Conforme constatado pelos colegas que realizam há tempos essa travessia, a trilha está cada vez mais degradada, especialmente devido à passagem das motocicletas, que insistem em percorrer áreas incompatíveis com esse tipo de atividade, deixando enormes cicatrizes na paisagem, na forma de trilhas esburacadas e valas que se aprofundam cada vez mais, na medida que a água da chuva é canalizada por elas. Um estrago difícil de ser recuperado.
Ainda assim, além de representar uma travessia clássica em plena região metropolitana de BH, o caminho guarda as belas paisagens que podem ser apreciadas do alto da Serra do Curral, em um percurso ideal para quem está iniciando na prática do montanhismo ou mesmo para aqueles que apreciam o contato com a natureza, simplesmente para espairecer e “recarregar as baterias”.

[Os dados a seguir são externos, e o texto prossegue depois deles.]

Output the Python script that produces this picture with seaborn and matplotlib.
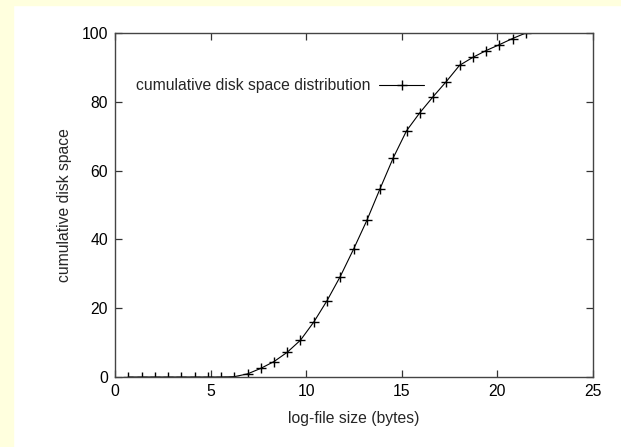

Como já foi dito, a travessia corre o risco de desaparecer caso um empreendimento de mineração em processo de licenciamento ambiental venha a ser aprovado. Ambientalistas e montanhistas vêm tentando pressionar as autoridades para que o tombamento de uma porção maior da Serra do Curral seja viabilizado no âmbito Estadual, o que ajudaria a frear o processo de degradação que ameaça um dos principais cartões postais da cidade.
Um abaixo assinado está disponível na Internet: https://tombeaserradocurral.com.br/
Caminhada pelo campo rupestre ferruginoso, também conhecido como "canga", que abriga diversas espécies da flora endêmica e ameaçada de extinção.
Trecho conhecido como "Rala Bunda", com a Mata do Jambreiro e a cidade de Nova Lima ao fundo.
Parte da trilha tomada por sulcos erodidos, resultantes da passagem das motos.
Trecho final da caminhada, no bairro Boa Vista, em Nova Lima, MG.
Montanhistas e excursionistas na travessia BH – Nova Lima, realizada no mês de dezembro, unidos em prol do tombamento da Serra do Curral.
As imagens do relato são de caminhadas realizadas em dezembro de 2020, junho de 2021 e dezembro de 2021.